After dinner we moved to a coffee shop next door. The interior of the shop is exquisitely designed. The walls are decorated with soft wall paper adorned with bricks pattern. It feels like you are in the basement of a house somewhere in a temperate country. It feels very cosy inside the air conditioned room shielded from the humid air and traffic noise outside. We sipped our caramel macchiato at one corner of the shop picking up again on our unfinished story about office politics from the restaurant where we just finished eating dinner.  Not too long after we settled in, young hipsters in their shorts and sandals began trickling in. Soon, all the tables were occupied.

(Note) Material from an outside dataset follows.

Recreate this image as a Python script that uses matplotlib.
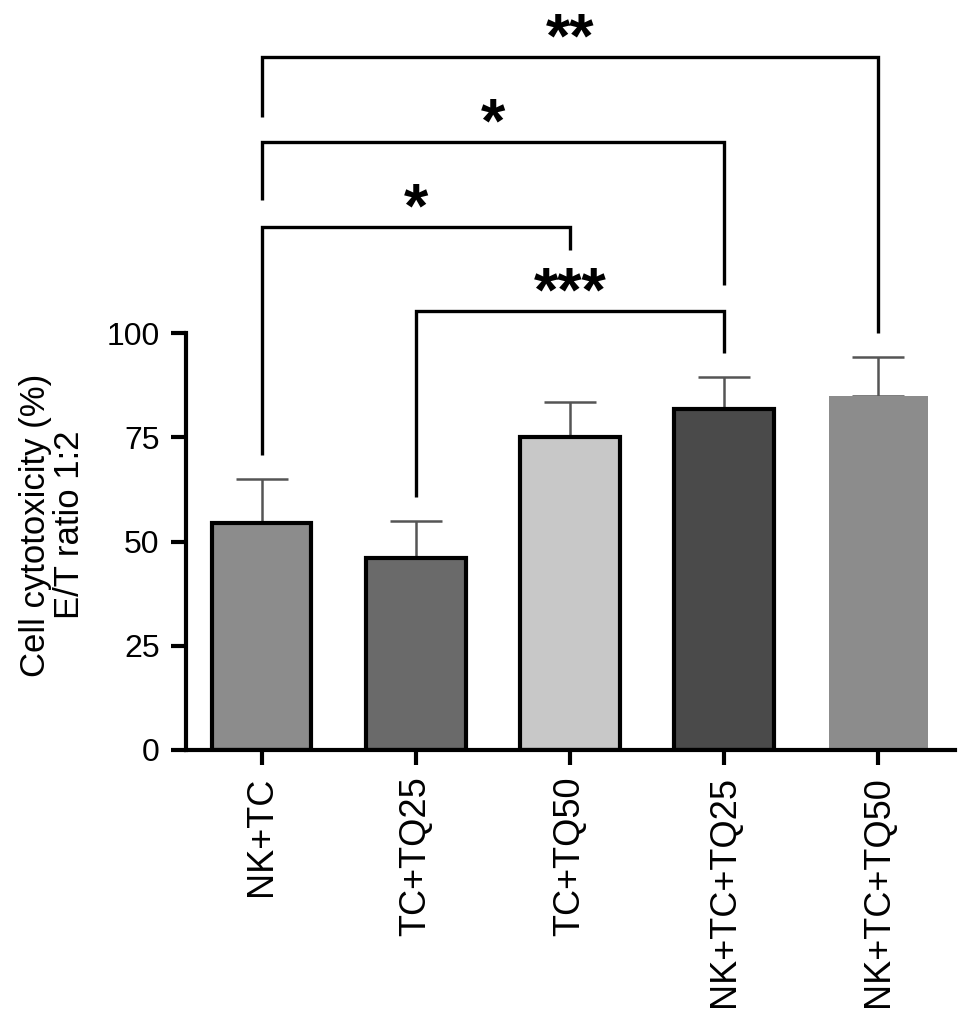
import matplotlib
matplotlib.use("Agg")
import matplotlib.pyplot as plt

plt.rcParams['font.family'] = ['Liberation Sans', 'DejaVu Sans']

categories = ["NK+TC", "TC+TQ25", "TC+TQ50", "NK+TC+TQ25", "NK+TC+TQ50"]
means = [54.5, 46.0, 75.0, 81.8, 85.0]
errors = [10.5, 9.0, 8.6, 7.6, 9.3]
colors = ["#8c8c8c", "#6a6a6a", "#c8c8c8", "#4a4a4a", "#8c8c8c"]
has_edge = [True, True, True, True, False]

# significance brackets: (left idx, right idx, line level, left leg bottom, right leg bottom, label)
br_left = [0, 0, 0, 1]
br_right = [4, 3, 2, 3]
br_level = [166.2, 145.8, 125.4, 105.3]
br_left_bottom = [151.8, 131.9, 70.7, 60.7]
br_right_bottom = [100.0, 111.5, 119.9, 95.2]
br_label = ["**", "*", "*", "***"]

fig = plt.figure(figsize=(9.69, 10.19), dpi=100)
ax = fig.add_axes([0.192, 0.264, 0.794, 0.726])

x = list(range(len(categories)))
for i in x:
    ax.bar(i, means[i], width=0.645, color=colors[i],
           edgecolor="black" if has_edge[i] else "none",
           linewidth=3.0 if has_edge[i] else 0, zorder=2)
    ax.errorbar(i, means[i], yerr=[[0], [errors[i]]], fmt="none",
                ecolor="#555555", elinewidth=1.8, capsize=19, capthick=1.8, zorder=1)

for l, r, lev, lb, rb, lab in zip(br_left, br_right, br_level, br_left_bottom, br_right_bottom, br_label):
    ax.plot([l, l, r, r], [lb, lev, lev, rb], color="black", lw=2.4,
            solid_capstyle="butt", solid_joinstyle="miter", clip_on=False, zorder=3)
    ax.text((l + r) / 2, lev + 0.2, lab, ha="center", va="baseline",
            fontsize=45, fontweight="bold", clip_on=False)

ax.set_xlim(-0.49, 4.5)
ax.set_ylim(0, 177.5)
ax.spines['top'].set_visible(False)
ax.spines['right'].set_visible(False)
ax.spines['left'].set_bounds(0, 100)
ax.spines['left'].set_linewidth(3)
ax.spines['bottom'].set_linewidth(3)
ax.set_yticks([0, 25, 50, 75, 100])
ax.set_xticks(x)
ax.set_xticklabels(categories, rotation=90, fontsize=26)
ax.tick_params(axis='both', width=3, length=11, pad=8)
ax.tick_params(axis='y', labelsize=23)
ax.tick_params(axis='x', labelsize=26)
ax.set_ylabel("Cell cytotoxicity (%)\nE/T ratio 1:2", fontsize=25,
              linespacing=1.05)
ax.yaxis.set_label_coords(-0.13, 0.304)

fig.savefig("out.png", dpi=100)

I looked around and noticed that we were probably the only senior patrons in the house. I couldn’t find anybody else with thin grey hair around.

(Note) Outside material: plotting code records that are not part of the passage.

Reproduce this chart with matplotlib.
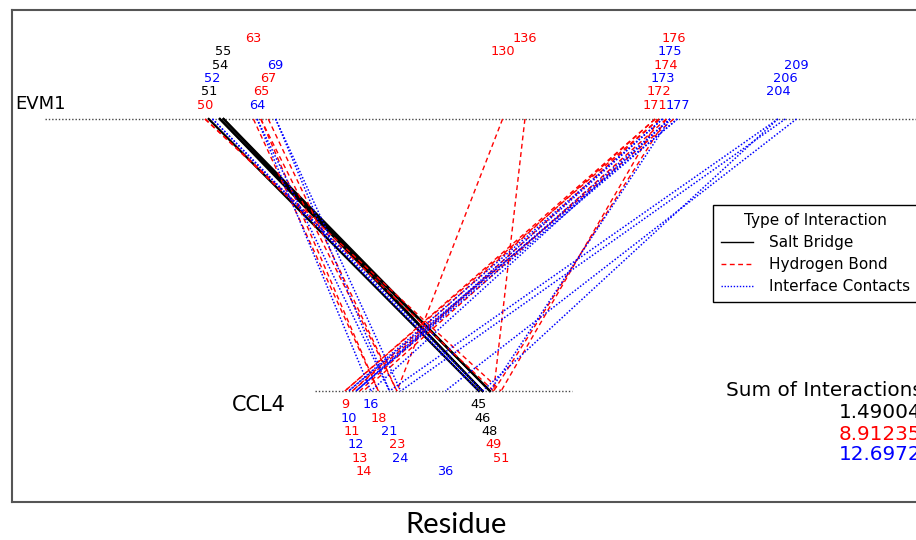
import matplotlib
matplotlib.use("Agg")
import matplotlib.pyplot as plt
from matplotlib.lines import Line2D

plt.rcParams['font.family'] = ['DejaVu Sans']

# residues on each partner, with the colour their label is printed in
evm1_res = [50, 51, 52, 54, 55, 63, 64, 65, 67, 69, 130, 136,
            171, 172, 173, 174, 175, 176, 177, 204, 206, 209]
evm1_col = ['r', 'k', 'b', 'k', 'k', 'r', 'b', 'r', 'r', 'b', 'r', 'r',
            'r', 'r', 'b', 'r', 'b', 'r', 'b', 'b', 'b', 'b']
ccl4_res = [9, 10, 11, 12, 13, 14, 16, 18, 21, 23, 24, 36, 45, 46, 48, 49, 51]
ccl4_col = ['r', 'b', 'r', 'b', 'r', 'r', 'b', 'r', 'b', 'r', 'b', 'b',
            'k', 'k', 'k', 'r', 'r']

# (EVM1 residue, CCL4 residue)
salt_bridges = [(51, 45), (54, 46), (54, 48), (55, 46), (55, 48)]
hydrogen_bonds = [(50, 49), (50, 51), (63, 18), (65, 18), (65, 23), (67, 23),
                  (130, 23), (136, 49), (171, 9), (171, 11), (172, 9),
                  (172, 13), (174, 14), (176, 11), (172, 51), (174, 49)]
contacts = [(52, 45), (52, 46), (64, 16), (64, 21), (69, 21), (69, 24),
            (173, 10), (173, 12), (175, 12), (175, 16), (177, 10), (177, 12),
            (175, 48), (204, 21), (206, 24), (209, 36), (204, 46)]

type_names = ['Salt Bridge', 'Hydrogen Bond', 'Interface Contacts']
sums = ['1.49004', '8.91235', '12.6972']

colors = {'k': 'black', 'r': '#ff0000', 'b': '#0000ff'}
styles = ['-', (0, (3.5, 2.5)), (0, (1, 1.2))]
widths = [1.6, 1.0, 1.1]
shift = 78.6   # CCL4 residues drawn offset to the right

fig = plt.figure(figsize=(9.16, 5.4), dpi=100)

# outer frame (right side runs off the picture)
fr = fig.add_axes([12/916, 38/540, 1.0, 492/540])
fr.set_xticks([])
fr.set_yticks([])
fr.spines['right'].set_visible(False)
for s in ['left', 'top', 'bottom']:
    fr.spines[s].set_color('#555555')
    fr.spines[s].set_linewidth(1.5)
fr.patch.set_alpha(0)

ax = fig.add_axes([0, 0, 1, 1])
ax.set_xlim(-19/3.72, (916-19)/3.72)
ax.set_ylim(-(540-391)/272, 1 + 119/272)
ax.axis('off')
ax.patch.set_alpha(0)

# the two residue axes
ax.plot([7, 250], [1, 1], color='#444444', lw=1.0, ls=(0, (1, 1.4)))
ax.plot([1 + shift, 70 + shift], [0, 0], color='#444444', lw=1.0, ls=(0, (1, 1.4)))

for k, (pairs, c) in enumerate(zip([salt_bridges, hydrogen_bonds, contacts], ['k', 'r', 'b'])):
    for a, b in pairs:
        ax.plot([a, b + shift], [1, 0], color=colors[c], ls=styles[k], lw=widths[k])

for i, (r, c) in enumerate(zip(evm1_res, evm1_col)):
    ax.annotate(str(r), (r, 1), xytext=(0, 10 + (i % 6) * 9.6), textcoords='offset points',
                ha='center', va='center', fontsize=9.3, color=colors[c])
for i, (r, c) in enumerate(zip(ccl4_res, ccl4_col)):
    ax.annotate(str(r), (r + shift, 0), xytext=(0, -10 - (i % 6) * 9.6), textcoords='offset points',
                ha='center', va='center', fontsize=9.3, color=colors[c])

ax.text(15/916, 1 - 104/540, 'EVM1', transform=ax.transAxes, ha='left', va='center', fontsize=13)
ax.text(232/916, 1 - 405/540, 'CCL4', transform=ax.transAxes, ha='left', va='center', fontsize=15)

handles = [Line2D([], [], color=colors[c], ls=styles[k], lw=1.0)
           for k, c in enumerate(['k', 'r', 'b'])]
leg = ax.legend(handles, type_names, title='Type of Interaction', loc='upper left',
                bbox_to_anchor=(713/916, 1 - 205/540), borderaxespad=0, fontsize=11,
                title_fontsize=11, fancybox=False, edgecolor='black', framealpha=1,
                handlelength=2.1, handletextpad=1.0, labelspacing=0.45, borderpad=0.55)
leg.get_frame().set_linewidth(1.0)

fig.text(726/916, 1 - 390/540, 'Sum of Interactions', ha='left', va='center', fontsize=14.4)
for j, (s, c) in enumerate(zip(sums, ['k', 'r', 'b'])):
    fig.text(921/916, 1 - (413 + 21 * j)/540, s, ha='right', va='center', fontsize=14.4,
             color=colors[c])

fig.text(456/916, 1 - 525/540, 'Residue', ha='center', va='center', fontsize=21,
         family=['Lato', 'DejaVu Sans'])

fig.savefig('out.png', dpi=100)
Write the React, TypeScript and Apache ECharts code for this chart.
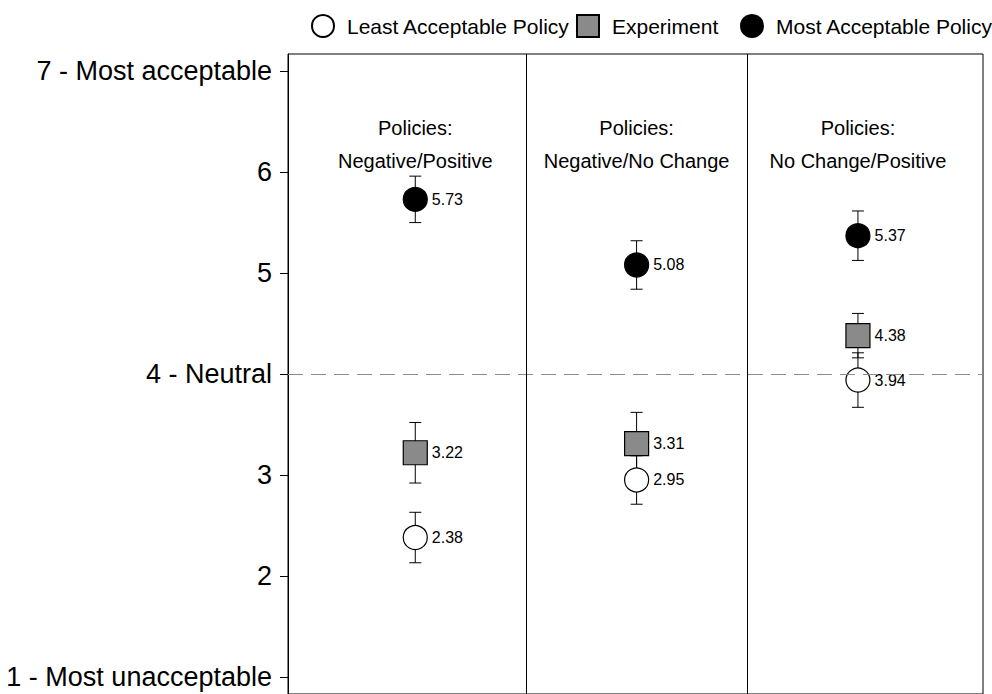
import React, { useEffect, useRef } from "react";
import * as echarts from "echarts";

// ---- data ----
const panelTitles = ["Policies:\nNegative/Positive", "Policies:\nNegative/No Change", "Policies:\nNo Change/Positive"];
const panelX = [1, 2, 3];
const seriesNames = ["Least Acceptable Policy", "Experiment", "Most Acceptable Policy"];
const leastMeans = [2.38, 2.95, 3.94];
const leastErr = [0.25, 0.24, 0.27];
const expMeans = [3.22, 3.31, 4.38];
const expErr = [0.3, 0.31, 0.22];
const mostMeans = [5.73, 5.08, 5.37];
const mostErr = [0.23, 0.24, 0.245];
const yTickValues = [1, 2, 3, 4, 5, 6, 7];
const yTickLabels = ["1 - Most unacceptable", "2", "3", "4 - Neutral", "5", "6", "7 - Most acceptable"];
const neutralValue = 4;
const dividerValues = [1.5, 2.5];
const titleY = 6.27;

const FONT = "Liberation Sans, Arial, sans-serif";
const legendLefts = [306, 571, 735];

export default function App() {
  const ref = useRef<HTMLDivElement>(null);
  useEffect(() => {
    if (!ref.current) return;
    const chart = echarts.init(ref.current, undefined, { renderer: "svg" });

    const errData = (means: number[], errs: number[]) =>
      means.map((m, i) => [panelX[i], m - errs[i], m + errs[i]]);
    const allErr = [
      ...errData(leastMeans, leastErr),
      ...errData(expMeans, expErr),
      ...errData(mostMeans, mostErr),
    ];

    const pointData = (means: number[]) => means.map((m, i) => [panelX[i], m]);
    const valueLabel = {
      show: true,
      position: "right" as const,
      distance: 4,
      fontSize: 16,
      color: "#000",
      opacity: 1,
      fontFamily: FONT,
      formatter: (p: any) => p.value[1].toFixed(2),
    };

    chart.setOption({
      animation: false,
      backgroundColor: "#fff",
      textStyle: { fontFamily: FONT },
      legend: seriesNames.map((n, i) => ({
        data: [n],
        left: legendLefts[i],
        top: 9,
        itemWidth: 22,
        itemHeight: 22,
        selectedMode: false,
        textStyle: { fontSize: 21, color: "#000", fontFamily: FONT, padding: [0, 0, 0, 8] },
      })),
      grid: {
        left: 288,
        right: 9,
        top: 54,
        bottom: -1,
        show: true,
        borderColor: "#000",
        borderWidth: 1,
        backgroundColor: "transparent",
      },
      xAxis: {
        type: "value",
        min: 0.425,
        max: 3.565,
        show: false,
      },
      yAxis: {
        type: "value",
        min: 0.83,
        max: 7.17,
        axisLine: { show: true, lineStyle: { color: "#000", width: 1 } },
        axisTick: { show: true, inside: false, length: 8, lineStyle: { color: "#000" }, customValues: yTickValues },
        axisLabel: {
          show: true,
          fontSize: 27,
          color: "#000",
          fontFamily: FONT,
          margin: 16,
          customValues: yTickValues,
          formatter: (v: number) => {
            const idx = yTickValues.indexOf(Math.round(v));
            return idx >= 0 ? yTickLabels[idx] : "";
          },
        },
        splitLine: { show: false },
      },
      series: [
        {
          type: "custom",
          name: "errors",
          z: 2,
          data: allErr,
          encode: { x: 0, y: [1, 2] },
          renderItem: (params: any, api: any) => {
            const x = api.value(0);
            const lo = api.value(1);
            const hi = api.value(2);
            const top = api.coord([x, hi]);
            const bot = api.coord([x, lo]);
            const hw = 6;
            const st = { stroke: "#000", lineWidth: 1 };
            return {
              type: "group",
              children: [
                { type: "line", shape: { x1: top[0], y1: top[1], x2: bot[0], y2: bot[1] }, style: st },
                { type: "line", shape: { x1: top[0] - hw, y1: top[1], x2: top[0] + hw, y2: top[1] }, style: st },
                { type: "line", shape: { x1: bot[0] - hw, y1: bot[1], x2: bot[0] + hw, y2: bot[1] }, style: st },
              ],
            };
          },
          markLine: {
            silent: true,
            symbol: "none",
            label: { show: false },
            data: [
              { yAxis: neutralValue, lineStyle: { color: "#8c8c8c", type: [15, 8], width: 1 } },
              ...dividerValues.map((v) => ({ xAxis: v, lineStyle: { color: "#000", type: "solid", width: 1 } })),
            ],
          },
        },
        {
          type: "scatter",
          name: seriesNames[0],
          z: 3,
          symbol: "circle",
          symbolSize: 24,
          itemStyle: { color: "#fff", borderColor: "#000", borderWidth: 1.2, opacity: 1 },
          label: valueLabel,
          data: pointData(leastMeans),
        },
        {
          type: "scatter",
          name: seriesNames[1],
          z: 3,
          symbol: "rect",
          symbolSize: 24,
          itemStyle: { color: "#8a8a8a", borderColor: "#000", borderWidth: 1.2, opacity: 1 },
          label: valueLabel,
          data: pointData(expMeans),
        },
        {
          type: "scatter",
          name: seriesNames[2],
          z: 3,
          symbol: "circle",
          symbolSize: 24,
          itemStyle: { color: "#000", borderColor: "#000", borderWidth: 1.2, opacity: 1 },
          label: valueLabel,
          data: pointData(mostMeans),
        },
        {
          type: "scatter",
          name: "titles",
          z: 3,
          symbolSize: 0,
          silent: true,
          itemStyle: { color: "rgba(0,0,0,0)", opacity: 1 },
          label: {
            show: true,
            position: "inside",
            fontSize: 20,
            lineHeight: 33,
            color: "#000",
            opacity: 1,
            fontFamily: FONT,
            align: "center",
            formatter: (p: any) => panelTitles[p.dataIndex],
          },
          data: panelX.map((x) => [x, titleY]),
        },
      ],
    });
    return () => chart.dispose();
  }, []);
  return (
    <div
      ref={ref}
      style={{ position: "fixed", left: 0, top: 0, width: 992, height: 694 }}
    />
  );
}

Halfway into the conversation, a young man in his early 30s approached us. He asked how we were enjoying our drinks. It turns out he is the owner of the recently opened coffee shop. My Omani friend asks him about his venture into the business of boutique coffee shops. He explains that he is an avid coffee drinker and I could see that opening a coffee shop is probably a natural progression of following his passion for coffee. The shop is actually his second branch after opening a small coffee shop in the popular shopping mall in town two years back. It is proving to be a good venture although he admits that it’s not without risks. He talks about expanding his business to another city or even to a neighbour country with much bigger population due to the limited customer base in this small city of 400 thousand people. He needs to go out to capture a bigger market. He plans to expand and diversify his coffee business into supplying coffee making machines to local hotels, providing barrista training and other ventures related to coffee.  My Omani friend, who had been talking almost non-stop from the time we sat down, also showed his interest in opening a business venture with his new found coffee loving mate.

He revealed that before he became an expatriate here in Malaysia, he also ventured into restaurant business for a while in his home country. He saw opportunities in bringing home boutique coffee shops business like this one into Oman as his countrymen also love coffee very much. Most of the time, I just sat there listening to their conversation, chipping in only at random moments. It’s a very interesting to witness one chance meeting over a macchiato would bring people together that way and perhaps even end up in a business venture. We walked out of the shop feeling much more de-stressed. May be I should come here more often. Here I could see how a young and enterprising man has turned his passion for coffee into a thriving business.  This is what the country needs for its future.